If you are asking for the sup norm of f-g, no, you wouldn't get it in terms of $\|f\| \hbox{ and }\|g\|$. You would get it by calculating max|f(x)-g(x)| by usual calculus methods. And I don't see what your question has to do with your inequality above.

3. Dec 8, 2011

### bugatti79

Yes, you are correct regards the inequality. What calculus methods are used to evaluate this? Is the inequality telling us the limits between p and q for this norm, right?

4. Dec 8, 2011

### LCKurtz

For one thing, you need to be more careful with your notation. You have functions f and g ε C[a,b]. You define a norm on this space:$$\|f\| = max_{[a,b]}|f(x)|$$ The notation $\|f(x)\|$ doesn't mean anything. $\|f\|$ is the norm of the function and |f(x)| is the value at of the function f at x. Presumably your original inequality should have read$$p\le|f(x) - g(x)|\le q$$ for all x in [a,b], and presumably p ≥ 0.

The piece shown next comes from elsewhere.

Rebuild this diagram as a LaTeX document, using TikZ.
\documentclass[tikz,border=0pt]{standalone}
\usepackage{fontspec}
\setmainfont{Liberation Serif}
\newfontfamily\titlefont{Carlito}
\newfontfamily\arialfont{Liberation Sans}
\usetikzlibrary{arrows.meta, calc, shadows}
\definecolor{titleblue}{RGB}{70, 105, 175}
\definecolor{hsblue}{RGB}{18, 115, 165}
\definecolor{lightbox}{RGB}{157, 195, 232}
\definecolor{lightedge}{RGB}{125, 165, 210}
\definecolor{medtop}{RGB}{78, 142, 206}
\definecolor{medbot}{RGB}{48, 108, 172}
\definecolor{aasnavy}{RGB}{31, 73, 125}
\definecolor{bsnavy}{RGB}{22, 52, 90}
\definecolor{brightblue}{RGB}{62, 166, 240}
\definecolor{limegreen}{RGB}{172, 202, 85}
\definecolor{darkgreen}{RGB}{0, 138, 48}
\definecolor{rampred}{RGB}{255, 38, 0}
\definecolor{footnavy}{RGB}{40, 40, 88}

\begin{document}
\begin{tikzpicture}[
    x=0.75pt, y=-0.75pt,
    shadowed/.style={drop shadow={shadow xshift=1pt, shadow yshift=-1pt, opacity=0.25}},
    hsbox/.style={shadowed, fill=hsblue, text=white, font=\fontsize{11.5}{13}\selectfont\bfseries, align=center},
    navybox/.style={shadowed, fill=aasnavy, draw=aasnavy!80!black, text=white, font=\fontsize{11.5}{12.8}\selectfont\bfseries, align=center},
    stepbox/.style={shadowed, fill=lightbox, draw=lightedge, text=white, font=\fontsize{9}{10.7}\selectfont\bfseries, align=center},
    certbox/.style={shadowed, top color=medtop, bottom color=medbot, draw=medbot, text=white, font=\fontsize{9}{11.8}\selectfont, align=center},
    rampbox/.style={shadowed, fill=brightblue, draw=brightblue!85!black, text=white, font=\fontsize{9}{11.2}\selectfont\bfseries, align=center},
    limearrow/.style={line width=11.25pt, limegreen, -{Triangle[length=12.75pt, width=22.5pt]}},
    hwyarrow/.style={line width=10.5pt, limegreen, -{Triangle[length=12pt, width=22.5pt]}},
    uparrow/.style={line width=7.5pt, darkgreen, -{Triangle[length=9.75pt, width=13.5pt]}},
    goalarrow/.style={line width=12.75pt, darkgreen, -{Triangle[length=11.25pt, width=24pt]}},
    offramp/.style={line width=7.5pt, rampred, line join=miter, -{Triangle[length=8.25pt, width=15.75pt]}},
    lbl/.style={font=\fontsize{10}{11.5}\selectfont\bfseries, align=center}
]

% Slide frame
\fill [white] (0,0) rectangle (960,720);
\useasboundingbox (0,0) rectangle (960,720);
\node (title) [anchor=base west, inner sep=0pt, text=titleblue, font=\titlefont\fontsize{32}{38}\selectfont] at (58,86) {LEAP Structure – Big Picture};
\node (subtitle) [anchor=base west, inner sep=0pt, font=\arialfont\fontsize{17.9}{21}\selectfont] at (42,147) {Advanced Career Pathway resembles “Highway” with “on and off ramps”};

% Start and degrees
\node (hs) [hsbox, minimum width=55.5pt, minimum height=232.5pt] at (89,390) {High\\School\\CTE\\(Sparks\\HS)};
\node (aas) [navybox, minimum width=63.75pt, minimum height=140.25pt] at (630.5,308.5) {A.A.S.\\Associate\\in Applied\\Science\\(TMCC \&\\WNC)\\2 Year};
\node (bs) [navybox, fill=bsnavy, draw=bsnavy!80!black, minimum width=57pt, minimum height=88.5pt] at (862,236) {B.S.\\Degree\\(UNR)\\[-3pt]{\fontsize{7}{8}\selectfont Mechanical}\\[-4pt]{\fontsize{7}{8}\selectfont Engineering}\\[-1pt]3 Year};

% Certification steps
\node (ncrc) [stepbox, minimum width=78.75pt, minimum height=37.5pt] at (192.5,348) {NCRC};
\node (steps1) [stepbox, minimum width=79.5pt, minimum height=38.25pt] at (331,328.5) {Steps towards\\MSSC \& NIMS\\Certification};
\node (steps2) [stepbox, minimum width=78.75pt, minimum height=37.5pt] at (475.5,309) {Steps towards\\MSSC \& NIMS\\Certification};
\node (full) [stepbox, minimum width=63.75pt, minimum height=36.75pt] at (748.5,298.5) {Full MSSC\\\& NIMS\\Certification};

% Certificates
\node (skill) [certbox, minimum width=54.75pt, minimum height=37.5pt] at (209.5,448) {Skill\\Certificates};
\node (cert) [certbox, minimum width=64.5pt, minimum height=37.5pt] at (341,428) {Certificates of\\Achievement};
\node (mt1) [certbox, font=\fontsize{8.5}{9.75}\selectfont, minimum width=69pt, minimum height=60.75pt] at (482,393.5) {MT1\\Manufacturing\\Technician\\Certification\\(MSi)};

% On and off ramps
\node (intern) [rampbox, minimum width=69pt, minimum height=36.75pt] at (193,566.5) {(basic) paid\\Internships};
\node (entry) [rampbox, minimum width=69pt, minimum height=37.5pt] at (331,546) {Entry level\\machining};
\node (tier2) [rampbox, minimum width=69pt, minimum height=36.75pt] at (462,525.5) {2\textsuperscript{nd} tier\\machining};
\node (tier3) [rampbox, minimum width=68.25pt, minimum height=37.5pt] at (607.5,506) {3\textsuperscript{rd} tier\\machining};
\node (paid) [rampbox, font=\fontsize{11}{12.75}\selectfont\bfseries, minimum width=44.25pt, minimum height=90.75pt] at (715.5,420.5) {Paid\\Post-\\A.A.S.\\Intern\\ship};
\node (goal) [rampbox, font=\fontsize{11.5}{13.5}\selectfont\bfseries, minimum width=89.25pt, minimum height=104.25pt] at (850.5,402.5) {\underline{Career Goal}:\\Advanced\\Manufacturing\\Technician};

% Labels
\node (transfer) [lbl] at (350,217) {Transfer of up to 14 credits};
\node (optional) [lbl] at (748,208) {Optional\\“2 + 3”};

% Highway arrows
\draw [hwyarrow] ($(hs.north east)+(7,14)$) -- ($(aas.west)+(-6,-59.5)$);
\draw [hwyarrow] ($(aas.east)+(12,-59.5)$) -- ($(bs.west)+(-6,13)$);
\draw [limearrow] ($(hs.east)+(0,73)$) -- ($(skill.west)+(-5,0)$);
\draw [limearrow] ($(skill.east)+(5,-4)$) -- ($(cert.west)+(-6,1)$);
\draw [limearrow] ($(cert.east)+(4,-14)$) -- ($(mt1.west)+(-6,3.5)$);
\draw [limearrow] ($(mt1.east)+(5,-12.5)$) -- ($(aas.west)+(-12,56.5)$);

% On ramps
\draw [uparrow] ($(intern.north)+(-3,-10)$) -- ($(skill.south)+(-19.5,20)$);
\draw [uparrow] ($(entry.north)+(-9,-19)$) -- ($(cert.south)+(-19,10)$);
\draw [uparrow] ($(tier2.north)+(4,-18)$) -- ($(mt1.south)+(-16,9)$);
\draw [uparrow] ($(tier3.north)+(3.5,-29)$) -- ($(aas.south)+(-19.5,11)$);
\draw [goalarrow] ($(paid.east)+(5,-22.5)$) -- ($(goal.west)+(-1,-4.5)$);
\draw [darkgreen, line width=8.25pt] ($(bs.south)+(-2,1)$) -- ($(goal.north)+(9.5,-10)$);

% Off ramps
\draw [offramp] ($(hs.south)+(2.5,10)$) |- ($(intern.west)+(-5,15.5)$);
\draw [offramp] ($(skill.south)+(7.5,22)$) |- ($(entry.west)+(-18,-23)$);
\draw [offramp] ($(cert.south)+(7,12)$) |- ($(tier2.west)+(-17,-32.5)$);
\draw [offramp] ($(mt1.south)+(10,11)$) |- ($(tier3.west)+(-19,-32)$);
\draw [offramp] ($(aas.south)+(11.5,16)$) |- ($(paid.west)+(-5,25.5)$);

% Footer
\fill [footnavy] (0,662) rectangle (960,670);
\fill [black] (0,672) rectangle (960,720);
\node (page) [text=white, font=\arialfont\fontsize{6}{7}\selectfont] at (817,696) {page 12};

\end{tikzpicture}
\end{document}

It still isn't clear to me what you are actually trying to calculate. Certainly that inequality implies that $\|f-g\|\le q$ but you can't claim equality. And you can not calculate $\|f-g\|$ exactly without knowing specific formulas for f and g. And if you have specific formulas for f and g, you don't need the p-q inequality for anything.

I don't know if I have answered your question because I don't know what the real question is.

5. Dec 9, 2011

### bugatti79

Ok, thanks for your reply. The task is to draw the region in which these functions exist. I am choosing arbitrary numbers and functions so I can understand how to draw this region with these functions etc.

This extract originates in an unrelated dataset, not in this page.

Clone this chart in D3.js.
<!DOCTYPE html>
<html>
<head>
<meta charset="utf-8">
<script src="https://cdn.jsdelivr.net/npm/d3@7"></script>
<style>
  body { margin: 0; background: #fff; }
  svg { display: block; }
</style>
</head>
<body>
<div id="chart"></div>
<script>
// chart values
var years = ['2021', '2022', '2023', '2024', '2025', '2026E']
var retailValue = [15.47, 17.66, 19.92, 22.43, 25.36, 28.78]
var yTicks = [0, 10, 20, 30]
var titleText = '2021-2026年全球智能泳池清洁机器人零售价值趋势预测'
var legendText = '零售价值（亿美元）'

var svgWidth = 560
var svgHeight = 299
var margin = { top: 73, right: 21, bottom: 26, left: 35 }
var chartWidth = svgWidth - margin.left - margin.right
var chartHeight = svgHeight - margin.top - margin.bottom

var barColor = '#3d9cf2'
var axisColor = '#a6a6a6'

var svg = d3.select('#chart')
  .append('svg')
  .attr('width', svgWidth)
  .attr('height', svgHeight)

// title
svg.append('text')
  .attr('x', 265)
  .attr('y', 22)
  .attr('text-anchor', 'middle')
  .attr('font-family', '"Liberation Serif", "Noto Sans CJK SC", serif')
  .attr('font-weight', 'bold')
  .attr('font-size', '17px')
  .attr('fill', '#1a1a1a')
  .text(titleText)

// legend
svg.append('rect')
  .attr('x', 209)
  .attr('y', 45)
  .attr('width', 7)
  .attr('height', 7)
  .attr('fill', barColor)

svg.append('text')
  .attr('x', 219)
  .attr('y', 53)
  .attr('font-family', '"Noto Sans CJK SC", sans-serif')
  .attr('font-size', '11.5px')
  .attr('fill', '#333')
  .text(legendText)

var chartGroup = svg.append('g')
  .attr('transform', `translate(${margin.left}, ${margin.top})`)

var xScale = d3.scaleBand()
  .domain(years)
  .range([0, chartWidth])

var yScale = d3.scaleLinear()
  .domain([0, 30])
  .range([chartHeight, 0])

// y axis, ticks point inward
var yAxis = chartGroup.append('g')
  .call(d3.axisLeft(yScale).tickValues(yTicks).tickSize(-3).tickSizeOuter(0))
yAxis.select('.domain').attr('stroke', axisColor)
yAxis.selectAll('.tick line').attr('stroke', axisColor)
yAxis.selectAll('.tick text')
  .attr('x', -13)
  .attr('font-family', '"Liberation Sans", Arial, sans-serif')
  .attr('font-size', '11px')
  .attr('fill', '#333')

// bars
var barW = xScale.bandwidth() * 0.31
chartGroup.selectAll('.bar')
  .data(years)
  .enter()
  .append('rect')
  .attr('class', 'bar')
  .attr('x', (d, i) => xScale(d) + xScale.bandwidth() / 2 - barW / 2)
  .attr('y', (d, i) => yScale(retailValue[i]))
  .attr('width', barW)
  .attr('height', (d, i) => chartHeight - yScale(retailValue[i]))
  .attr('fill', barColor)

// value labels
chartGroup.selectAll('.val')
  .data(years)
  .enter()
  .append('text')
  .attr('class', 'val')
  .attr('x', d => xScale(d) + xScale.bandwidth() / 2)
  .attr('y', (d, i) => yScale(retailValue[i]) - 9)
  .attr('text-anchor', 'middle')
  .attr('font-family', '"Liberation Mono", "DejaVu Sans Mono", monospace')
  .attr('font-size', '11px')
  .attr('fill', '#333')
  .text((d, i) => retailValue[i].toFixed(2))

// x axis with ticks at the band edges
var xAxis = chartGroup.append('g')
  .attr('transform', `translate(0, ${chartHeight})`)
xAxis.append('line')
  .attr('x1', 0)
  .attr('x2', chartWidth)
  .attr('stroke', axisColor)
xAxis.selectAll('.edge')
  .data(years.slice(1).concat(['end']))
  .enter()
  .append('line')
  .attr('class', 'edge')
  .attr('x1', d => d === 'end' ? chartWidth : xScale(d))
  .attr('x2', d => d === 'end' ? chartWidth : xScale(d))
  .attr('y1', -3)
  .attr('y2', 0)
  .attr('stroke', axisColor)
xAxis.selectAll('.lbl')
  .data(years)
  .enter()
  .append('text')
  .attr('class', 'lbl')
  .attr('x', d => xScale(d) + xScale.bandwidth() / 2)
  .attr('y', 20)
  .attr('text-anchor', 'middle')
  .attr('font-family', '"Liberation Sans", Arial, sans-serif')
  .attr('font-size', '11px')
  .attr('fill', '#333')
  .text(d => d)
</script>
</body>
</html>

So if we let $f(x)=x^3+3$ and $g(x)=x-1$ and p=3, q=6 say, how would I evaluate

$\|f-g \|$?

Is this norm written as $\|f-g \|=max_{[a,b]}|f(x)-g(x)|$?

Thanks

6. Dec 9, 2011

### I like Serena

I'm trying to reverse engineer what your question is.
What you wrote in the opening post makes no mathematical sense.
Do you perhaps have the literal problem statement as given to you?

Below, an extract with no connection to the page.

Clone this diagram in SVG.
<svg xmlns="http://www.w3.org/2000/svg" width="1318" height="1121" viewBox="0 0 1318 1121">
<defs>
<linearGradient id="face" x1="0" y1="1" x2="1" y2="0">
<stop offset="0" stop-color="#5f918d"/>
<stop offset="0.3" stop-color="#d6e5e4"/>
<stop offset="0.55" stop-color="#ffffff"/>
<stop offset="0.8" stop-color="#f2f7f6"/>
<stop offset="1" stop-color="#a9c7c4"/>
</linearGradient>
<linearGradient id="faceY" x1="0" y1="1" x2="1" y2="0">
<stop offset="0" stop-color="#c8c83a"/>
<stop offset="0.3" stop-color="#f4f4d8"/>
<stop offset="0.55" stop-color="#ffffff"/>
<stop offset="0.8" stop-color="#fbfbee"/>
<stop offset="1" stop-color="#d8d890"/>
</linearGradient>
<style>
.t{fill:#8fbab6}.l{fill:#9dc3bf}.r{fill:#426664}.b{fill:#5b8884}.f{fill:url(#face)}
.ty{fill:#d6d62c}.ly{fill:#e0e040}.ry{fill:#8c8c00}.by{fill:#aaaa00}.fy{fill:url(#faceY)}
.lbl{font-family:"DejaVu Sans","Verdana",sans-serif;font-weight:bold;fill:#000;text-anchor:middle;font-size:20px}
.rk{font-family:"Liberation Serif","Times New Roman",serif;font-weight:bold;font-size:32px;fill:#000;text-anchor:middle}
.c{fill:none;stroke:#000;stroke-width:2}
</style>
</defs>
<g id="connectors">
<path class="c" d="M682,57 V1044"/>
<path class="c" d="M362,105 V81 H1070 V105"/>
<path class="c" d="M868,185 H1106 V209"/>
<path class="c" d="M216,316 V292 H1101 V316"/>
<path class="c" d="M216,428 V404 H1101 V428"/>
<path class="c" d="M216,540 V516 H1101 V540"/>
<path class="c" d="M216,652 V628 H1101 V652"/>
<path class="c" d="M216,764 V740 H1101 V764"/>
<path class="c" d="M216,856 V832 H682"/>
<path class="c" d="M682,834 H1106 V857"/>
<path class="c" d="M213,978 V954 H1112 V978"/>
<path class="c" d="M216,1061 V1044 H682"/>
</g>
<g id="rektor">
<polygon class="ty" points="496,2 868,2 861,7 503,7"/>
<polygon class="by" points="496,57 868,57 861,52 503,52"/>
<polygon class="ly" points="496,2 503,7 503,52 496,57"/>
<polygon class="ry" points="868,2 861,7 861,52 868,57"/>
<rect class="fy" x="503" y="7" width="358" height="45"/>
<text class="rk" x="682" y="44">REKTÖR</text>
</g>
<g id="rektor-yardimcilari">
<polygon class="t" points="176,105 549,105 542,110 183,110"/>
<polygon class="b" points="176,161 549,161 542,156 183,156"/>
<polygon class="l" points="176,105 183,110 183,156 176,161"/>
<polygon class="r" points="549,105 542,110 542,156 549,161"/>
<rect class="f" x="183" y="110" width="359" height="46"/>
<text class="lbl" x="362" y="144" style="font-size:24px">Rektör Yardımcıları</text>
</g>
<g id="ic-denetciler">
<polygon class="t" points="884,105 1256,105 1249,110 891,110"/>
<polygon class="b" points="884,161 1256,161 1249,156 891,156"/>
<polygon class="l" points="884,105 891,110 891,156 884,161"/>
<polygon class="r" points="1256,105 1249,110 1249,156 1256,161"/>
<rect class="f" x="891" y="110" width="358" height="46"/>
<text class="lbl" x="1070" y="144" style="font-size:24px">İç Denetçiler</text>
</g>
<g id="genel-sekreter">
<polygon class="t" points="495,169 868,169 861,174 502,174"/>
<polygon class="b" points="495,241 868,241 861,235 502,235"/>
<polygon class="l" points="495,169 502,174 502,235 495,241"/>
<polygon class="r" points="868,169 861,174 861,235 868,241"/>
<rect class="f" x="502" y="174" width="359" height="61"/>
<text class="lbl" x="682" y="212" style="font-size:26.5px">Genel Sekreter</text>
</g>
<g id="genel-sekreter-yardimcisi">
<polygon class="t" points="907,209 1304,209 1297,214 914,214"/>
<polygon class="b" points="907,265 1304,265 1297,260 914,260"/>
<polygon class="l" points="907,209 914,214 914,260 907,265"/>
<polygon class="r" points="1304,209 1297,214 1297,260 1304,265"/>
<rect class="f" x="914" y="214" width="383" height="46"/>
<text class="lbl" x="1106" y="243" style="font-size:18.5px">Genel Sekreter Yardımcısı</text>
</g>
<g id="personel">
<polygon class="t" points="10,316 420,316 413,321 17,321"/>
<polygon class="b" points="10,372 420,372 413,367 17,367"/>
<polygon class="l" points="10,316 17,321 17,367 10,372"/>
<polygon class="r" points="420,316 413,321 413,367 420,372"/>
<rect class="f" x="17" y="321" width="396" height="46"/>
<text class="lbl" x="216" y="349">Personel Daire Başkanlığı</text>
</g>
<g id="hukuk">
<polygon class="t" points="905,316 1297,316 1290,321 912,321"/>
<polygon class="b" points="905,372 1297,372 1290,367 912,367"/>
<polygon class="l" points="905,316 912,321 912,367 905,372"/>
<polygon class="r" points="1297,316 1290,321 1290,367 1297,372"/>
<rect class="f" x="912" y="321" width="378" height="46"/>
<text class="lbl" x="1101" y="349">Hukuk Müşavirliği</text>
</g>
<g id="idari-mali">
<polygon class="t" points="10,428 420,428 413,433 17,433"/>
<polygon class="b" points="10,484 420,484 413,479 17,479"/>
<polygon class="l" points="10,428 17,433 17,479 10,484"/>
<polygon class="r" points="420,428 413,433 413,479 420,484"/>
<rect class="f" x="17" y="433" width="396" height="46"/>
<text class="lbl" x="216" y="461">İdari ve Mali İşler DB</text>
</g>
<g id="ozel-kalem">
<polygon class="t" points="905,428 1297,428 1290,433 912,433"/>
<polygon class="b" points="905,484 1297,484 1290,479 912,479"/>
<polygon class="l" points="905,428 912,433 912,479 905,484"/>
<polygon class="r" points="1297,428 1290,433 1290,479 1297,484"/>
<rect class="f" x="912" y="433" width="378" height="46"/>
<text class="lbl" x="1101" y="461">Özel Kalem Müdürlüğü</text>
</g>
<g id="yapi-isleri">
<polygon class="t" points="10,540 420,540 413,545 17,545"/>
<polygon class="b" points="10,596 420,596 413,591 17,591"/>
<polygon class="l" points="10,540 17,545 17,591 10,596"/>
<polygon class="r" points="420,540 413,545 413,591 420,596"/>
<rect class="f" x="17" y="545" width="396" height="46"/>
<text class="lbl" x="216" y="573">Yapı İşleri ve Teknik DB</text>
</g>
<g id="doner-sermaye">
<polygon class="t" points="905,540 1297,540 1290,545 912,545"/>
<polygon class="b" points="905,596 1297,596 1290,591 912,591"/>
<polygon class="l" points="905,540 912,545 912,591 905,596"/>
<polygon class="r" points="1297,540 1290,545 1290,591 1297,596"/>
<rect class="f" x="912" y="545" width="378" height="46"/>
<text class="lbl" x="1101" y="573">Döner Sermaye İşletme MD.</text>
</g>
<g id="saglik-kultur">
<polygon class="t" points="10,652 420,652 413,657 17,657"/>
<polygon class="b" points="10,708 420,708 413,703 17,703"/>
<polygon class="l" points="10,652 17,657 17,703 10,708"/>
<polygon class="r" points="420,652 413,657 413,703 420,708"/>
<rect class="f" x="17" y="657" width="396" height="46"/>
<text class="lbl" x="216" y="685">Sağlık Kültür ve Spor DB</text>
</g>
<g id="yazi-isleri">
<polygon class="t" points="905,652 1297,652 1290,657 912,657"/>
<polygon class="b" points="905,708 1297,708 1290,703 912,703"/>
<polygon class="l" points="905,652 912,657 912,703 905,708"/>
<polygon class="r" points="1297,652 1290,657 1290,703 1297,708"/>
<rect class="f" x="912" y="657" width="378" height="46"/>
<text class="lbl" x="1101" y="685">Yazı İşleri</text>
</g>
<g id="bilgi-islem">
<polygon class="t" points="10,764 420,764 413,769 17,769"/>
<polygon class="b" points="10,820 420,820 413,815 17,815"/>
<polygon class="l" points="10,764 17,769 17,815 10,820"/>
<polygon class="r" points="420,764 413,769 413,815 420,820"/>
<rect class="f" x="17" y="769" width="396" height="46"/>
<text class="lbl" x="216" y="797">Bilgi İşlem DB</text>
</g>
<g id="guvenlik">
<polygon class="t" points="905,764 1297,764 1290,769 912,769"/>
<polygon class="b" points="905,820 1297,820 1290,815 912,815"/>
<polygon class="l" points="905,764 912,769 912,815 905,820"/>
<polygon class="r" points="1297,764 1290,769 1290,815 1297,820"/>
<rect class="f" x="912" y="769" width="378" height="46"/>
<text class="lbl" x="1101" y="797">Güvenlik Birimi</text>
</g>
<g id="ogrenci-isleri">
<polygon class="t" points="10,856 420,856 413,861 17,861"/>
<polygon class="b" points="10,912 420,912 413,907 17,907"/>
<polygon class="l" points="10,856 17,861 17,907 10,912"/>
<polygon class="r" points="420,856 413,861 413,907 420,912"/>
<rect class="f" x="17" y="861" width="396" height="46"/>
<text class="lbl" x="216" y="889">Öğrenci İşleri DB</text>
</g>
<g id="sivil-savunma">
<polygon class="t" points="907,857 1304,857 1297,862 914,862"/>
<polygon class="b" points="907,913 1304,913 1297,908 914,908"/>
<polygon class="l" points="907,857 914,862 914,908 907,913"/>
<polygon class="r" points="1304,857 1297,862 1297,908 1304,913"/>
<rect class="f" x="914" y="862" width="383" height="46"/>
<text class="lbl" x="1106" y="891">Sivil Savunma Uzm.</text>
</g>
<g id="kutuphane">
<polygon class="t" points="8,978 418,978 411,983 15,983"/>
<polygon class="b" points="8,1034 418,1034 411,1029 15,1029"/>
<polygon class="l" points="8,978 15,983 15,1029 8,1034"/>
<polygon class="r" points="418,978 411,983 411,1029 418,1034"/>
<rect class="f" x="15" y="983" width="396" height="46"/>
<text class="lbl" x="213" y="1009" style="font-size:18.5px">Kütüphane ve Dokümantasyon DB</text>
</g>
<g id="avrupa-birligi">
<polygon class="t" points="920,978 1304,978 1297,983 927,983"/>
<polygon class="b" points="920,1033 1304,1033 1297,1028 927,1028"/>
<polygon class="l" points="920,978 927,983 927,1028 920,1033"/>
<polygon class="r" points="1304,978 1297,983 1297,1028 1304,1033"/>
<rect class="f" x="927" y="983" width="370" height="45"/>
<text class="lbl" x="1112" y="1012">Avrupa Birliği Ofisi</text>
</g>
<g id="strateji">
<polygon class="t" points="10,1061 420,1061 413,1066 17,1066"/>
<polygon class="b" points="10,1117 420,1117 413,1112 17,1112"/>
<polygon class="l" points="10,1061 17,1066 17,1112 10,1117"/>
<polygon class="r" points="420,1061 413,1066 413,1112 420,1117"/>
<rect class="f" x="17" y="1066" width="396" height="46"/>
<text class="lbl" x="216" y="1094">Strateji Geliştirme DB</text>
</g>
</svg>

Right now, I'm guessing that you're asked to draw the region where p≤|f(x)-g(x)|≤q for the given functions f, g and the given values p, q.
You would also need values for a and b though...

Actually, you should also specify how the norm ||*|| is defined.
The use of double vertical lines suggests it is not simply the absolute value...
Do you have any information on that?

Last edited: Dec 9, 2011
7. Dec 9, 2011

### bugatti79

Im basically trying to consruct an exercise from what I have in my notes that will help me understand this type of task.

yes, this is the task but with double lines and not single as you hav above...If we define a=0 and b=1 lets say.

The norm is defined as I understand it as follows

$$\{f,g \in \mathbb{C} [a,b]: p\ge || f(x)-g(x)|| \le q \forall x \in [a,b]\}$$

where C[a,b] is the function space with sup norm...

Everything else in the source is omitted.